To do
Repeat, exactly as written, every line from the one holding "Write a Python" through the one holding "-3.80, -4.40, -4.65, -4.60, -4.15, -3.20, -1.95]". Leave out all other lines.

Data for this task

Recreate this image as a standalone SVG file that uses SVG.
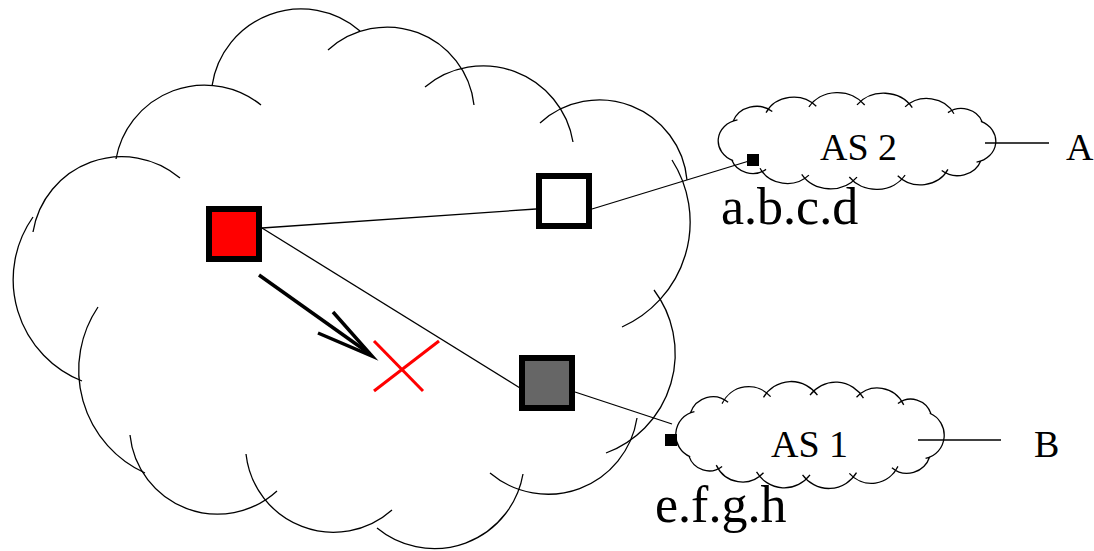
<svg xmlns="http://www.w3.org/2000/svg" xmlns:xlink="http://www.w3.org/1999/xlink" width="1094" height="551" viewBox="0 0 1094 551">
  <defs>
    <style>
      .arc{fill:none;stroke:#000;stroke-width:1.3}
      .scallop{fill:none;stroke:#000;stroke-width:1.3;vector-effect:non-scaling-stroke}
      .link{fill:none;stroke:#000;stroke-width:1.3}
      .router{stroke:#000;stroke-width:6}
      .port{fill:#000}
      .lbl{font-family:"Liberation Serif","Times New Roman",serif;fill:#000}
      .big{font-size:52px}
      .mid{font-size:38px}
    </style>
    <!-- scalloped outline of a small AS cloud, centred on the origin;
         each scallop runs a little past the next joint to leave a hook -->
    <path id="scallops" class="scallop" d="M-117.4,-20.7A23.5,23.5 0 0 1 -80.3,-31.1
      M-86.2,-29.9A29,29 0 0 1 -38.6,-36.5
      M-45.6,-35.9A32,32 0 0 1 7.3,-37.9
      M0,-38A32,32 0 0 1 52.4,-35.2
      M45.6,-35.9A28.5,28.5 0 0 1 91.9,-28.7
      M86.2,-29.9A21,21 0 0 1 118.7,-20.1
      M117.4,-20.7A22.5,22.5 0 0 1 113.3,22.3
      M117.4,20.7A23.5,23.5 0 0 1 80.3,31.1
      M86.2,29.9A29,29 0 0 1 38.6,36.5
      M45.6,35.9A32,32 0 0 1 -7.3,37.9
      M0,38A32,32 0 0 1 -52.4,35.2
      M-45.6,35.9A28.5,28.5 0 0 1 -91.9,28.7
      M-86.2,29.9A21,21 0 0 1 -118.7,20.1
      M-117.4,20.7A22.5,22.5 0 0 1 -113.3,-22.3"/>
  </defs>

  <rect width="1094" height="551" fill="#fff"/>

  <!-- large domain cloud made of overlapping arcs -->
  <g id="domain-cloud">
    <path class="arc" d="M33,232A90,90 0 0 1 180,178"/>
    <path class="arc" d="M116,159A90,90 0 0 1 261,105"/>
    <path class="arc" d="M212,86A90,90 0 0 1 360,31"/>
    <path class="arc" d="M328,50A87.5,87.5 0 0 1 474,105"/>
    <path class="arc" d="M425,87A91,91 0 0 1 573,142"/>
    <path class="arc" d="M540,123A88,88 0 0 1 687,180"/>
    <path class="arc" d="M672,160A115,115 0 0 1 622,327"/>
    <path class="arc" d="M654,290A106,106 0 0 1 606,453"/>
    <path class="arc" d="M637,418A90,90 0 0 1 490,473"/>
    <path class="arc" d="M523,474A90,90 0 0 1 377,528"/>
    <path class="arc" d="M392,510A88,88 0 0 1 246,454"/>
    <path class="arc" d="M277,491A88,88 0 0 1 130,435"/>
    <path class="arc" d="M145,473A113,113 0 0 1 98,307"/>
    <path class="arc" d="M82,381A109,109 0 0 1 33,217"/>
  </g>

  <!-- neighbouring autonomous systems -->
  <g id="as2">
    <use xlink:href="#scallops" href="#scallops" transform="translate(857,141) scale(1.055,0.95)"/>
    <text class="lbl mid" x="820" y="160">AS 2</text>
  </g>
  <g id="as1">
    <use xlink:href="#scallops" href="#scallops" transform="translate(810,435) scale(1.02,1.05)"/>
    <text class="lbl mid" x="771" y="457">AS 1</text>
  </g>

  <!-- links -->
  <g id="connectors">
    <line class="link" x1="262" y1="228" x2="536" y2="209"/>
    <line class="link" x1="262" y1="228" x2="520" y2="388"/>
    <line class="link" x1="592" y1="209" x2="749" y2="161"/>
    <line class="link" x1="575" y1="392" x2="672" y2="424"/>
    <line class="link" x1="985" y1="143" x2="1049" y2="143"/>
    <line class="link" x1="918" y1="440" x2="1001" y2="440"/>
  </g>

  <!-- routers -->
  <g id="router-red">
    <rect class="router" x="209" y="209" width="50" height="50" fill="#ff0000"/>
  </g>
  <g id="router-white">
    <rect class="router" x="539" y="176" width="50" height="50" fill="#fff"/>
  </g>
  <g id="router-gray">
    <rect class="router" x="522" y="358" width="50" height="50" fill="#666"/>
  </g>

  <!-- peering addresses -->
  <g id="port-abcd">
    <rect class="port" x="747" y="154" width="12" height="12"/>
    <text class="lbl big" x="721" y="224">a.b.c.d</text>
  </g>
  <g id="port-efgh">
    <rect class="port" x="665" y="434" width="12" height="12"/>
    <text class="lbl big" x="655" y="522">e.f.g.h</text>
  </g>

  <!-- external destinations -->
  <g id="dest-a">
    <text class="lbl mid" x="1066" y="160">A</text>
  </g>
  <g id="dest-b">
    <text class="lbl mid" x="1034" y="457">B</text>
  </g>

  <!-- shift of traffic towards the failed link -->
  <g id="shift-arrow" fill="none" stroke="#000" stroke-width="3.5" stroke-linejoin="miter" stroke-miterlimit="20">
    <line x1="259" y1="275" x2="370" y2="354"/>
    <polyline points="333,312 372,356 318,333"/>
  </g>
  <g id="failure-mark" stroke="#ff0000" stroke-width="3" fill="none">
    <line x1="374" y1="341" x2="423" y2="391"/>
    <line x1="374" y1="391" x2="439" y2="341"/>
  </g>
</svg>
---
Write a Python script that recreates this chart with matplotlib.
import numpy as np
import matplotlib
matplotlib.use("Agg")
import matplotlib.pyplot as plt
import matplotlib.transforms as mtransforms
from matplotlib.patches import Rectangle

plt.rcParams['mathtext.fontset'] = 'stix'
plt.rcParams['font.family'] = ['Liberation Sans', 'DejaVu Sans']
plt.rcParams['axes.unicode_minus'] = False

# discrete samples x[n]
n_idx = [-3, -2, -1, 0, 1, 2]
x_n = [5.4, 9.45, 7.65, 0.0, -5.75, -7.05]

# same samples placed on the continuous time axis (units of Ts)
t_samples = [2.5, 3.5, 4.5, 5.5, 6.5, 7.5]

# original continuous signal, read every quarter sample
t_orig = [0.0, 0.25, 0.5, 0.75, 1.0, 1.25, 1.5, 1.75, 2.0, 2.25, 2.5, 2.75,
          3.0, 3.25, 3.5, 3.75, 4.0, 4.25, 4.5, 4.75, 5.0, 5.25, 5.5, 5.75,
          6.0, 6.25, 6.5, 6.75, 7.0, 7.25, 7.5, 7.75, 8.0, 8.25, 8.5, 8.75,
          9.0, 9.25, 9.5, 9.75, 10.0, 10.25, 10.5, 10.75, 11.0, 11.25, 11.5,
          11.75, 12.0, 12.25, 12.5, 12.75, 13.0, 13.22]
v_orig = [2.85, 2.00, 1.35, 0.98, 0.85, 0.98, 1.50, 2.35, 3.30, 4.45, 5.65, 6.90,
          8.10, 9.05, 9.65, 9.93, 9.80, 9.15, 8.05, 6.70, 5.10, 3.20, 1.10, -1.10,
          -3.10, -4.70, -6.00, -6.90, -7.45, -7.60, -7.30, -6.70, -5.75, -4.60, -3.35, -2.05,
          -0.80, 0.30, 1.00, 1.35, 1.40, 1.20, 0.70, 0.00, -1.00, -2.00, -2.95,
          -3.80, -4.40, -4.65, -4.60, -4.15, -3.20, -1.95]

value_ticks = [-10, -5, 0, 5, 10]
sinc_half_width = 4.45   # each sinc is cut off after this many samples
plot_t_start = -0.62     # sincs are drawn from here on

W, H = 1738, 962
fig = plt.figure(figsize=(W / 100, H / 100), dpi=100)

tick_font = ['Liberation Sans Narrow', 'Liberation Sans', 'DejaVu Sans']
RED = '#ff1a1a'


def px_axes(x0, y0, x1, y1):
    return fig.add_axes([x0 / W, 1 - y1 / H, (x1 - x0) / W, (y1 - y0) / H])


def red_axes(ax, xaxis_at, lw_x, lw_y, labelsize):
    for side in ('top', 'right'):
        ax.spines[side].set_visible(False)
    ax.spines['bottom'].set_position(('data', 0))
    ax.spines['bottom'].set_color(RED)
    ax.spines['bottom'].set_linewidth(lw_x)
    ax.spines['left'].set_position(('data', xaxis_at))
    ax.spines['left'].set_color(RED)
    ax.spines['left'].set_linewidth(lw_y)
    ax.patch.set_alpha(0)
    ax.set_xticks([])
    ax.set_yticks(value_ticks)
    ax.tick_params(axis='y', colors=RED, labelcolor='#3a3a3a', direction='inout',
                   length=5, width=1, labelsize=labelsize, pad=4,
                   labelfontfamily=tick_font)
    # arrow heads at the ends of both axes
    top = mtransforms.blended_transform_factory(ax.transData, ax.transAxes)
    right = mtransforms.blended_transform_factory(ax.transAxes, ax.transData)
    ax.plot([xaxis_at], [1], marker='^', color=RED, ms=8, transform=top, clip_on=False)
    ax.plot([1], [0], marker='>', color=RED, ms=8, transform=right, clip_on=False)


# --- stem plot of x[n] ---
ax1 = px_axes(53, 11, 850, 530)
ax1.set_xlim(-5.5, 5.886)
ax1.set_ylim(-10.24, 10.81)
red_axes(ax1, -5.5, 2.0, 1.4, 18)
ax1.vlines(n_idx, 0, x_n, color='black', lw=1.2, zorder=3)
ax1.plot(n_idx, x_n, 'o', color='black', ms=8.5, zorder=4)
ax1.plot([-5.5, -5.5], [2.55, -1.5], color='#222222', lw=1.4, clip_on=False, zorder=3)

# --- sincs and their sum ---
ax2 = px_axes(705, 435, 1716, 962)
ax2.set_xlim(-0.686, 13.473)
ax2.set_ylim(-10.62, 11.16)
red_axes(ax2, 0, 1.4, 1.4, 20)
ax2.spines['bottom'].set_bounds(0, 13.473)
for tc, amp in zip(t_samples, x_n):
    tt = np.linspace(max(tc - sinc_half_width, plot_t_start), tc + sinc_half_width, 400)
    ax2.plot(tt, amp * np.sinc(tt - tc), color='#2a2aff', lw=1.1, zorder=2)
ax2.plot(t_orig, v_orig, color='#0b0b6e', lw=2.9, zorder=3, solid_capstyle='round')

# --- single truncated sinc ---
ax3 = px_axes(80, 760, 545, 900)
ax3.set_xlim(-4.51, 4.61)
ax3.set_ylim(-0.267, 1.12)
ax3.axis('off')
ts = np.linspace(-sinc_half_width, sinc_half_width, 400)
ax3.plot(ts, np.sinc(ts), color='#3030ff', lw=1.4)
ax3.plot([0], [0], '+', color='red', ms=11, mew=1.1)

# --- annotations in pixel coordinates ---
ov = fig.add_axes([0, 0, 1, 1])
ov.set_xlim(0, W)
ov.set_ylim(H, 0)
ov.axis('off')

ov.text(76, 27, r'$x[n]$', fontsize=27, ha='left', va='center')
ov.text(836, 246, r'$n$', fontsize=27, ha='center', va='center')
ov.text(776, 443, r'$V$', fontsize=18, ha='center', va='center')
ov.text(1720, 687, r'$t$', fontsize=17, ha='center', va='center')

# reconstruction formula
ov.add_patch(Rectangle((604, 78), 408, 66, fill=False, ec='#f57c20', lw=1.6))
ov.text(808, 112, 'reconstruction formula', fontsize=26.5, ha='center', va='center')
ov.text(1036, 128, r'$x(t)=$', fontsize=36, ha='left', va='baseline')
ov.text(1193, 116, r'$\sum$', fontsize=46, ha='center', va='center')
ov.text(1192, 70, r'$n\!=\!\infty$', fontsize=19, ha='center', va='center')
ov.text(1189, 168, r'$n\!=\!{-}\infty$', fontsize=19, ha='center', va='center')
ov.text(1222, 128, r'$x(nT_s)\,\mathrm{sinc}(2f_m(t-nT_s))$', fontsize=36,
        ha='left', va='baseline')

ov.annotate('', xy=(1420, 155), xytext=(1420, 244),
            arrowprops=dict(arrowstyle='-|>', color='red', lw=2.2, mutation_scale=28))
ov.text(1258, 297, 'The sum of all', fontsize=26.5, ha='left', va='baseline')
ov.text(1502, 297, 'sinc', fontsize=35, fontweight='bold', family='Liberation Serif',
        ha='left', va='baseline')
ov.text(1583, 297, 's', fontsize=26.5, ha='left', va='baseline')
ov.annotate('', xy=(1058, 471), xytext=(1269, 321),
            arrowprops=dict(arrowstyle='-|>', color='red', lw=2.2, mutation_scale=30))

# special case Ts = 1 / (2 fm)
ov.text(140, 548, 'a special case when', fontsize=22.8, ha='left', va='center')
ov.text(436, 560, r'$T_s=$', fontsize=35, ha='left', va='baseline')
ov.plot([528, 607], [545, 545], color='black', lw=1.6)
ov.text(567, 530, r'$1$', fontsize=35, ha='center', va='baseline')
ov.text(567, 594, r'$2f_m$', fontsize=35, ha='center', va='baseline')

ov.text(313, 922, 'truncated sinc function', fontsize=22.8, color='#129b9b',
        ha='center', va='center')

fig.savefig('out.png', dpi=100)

Correct answer
Write a Python script that recreates this chart with matplotlib.
import numpy as np
import matplotlib
matplotlib.use("Agg")
import matplotlib.pyplot as plt
import matplotlib.transforms as mtransforms
from matplotlib.patches import Rectangle

plt.rcParams['mathtext.fontset'] = 'stix'
plt.rcParams['font.family'] = ['Liberation Sans', 'DejaVu Sans']
plt.rcParams['axes.unicode_minus'] = False

# discrete samples x[n]
n_idx = [-3, -2, -1, 0, 1, 2]
x_n = [5.4, 9.45, 7.65, 0.0, -5.75, -7.05]

# same samples placed on the continuous time axis (units of Ts)
t_samples = [2.5, 3.5, 4.5, 5.5, 6.5, 7.5]

# original continuous signal, read every quarter sample
t_orig = [0.0, 0.25, 0.5, 0.75, 1.0, 1.25, 1.5, 1.75, 2.0, 2.25, 2.5, 2.75,
          3.0, 3.25, 3.5, 3.75, 4.0, 4.25, 4.5, 4.75, 5.0, 5.25, 5.5, 5.75,
          6.0, 6.25, 6.5, 6.75, 7.0, 7.25, 7.5, 7.75, 8.0, 8.25, 8.5, 8.75,
          9.0, 9.25, 9.5, 9.75, 10.0, 10.25, 10.5, 10.75, 11.0, 11.25, 11.5,
          11.75, 12.0, 12.25, 12.5, 12.75, 13.0, 13.22]
v_orig = [2.85, 2.00, 1.35, 0.98, 0.85, 0.98, 1.50, 2.35, 3.30, 4.45, 5.65, 6.90,
          8.10, 9.05, 9.65, 9.93, 9.80, 9.15, 8.05, 6.70, 5.10, 3.20, 1.10, -1.10,
          -3.10, -4.70, -6.00, -6.90, -7.45, -7.60, -7.30, -6.70, -5.75, -4.60, -3.35, -2.05,
          -0.80, 0.30, 1.00, 1.35, 1.40, 1.20, 0.70, 0.00, -1.00, -2.00, -2.95,
          -3.80, -4.40, -4.65, -4.60, -4.15, -3.20, -1.95]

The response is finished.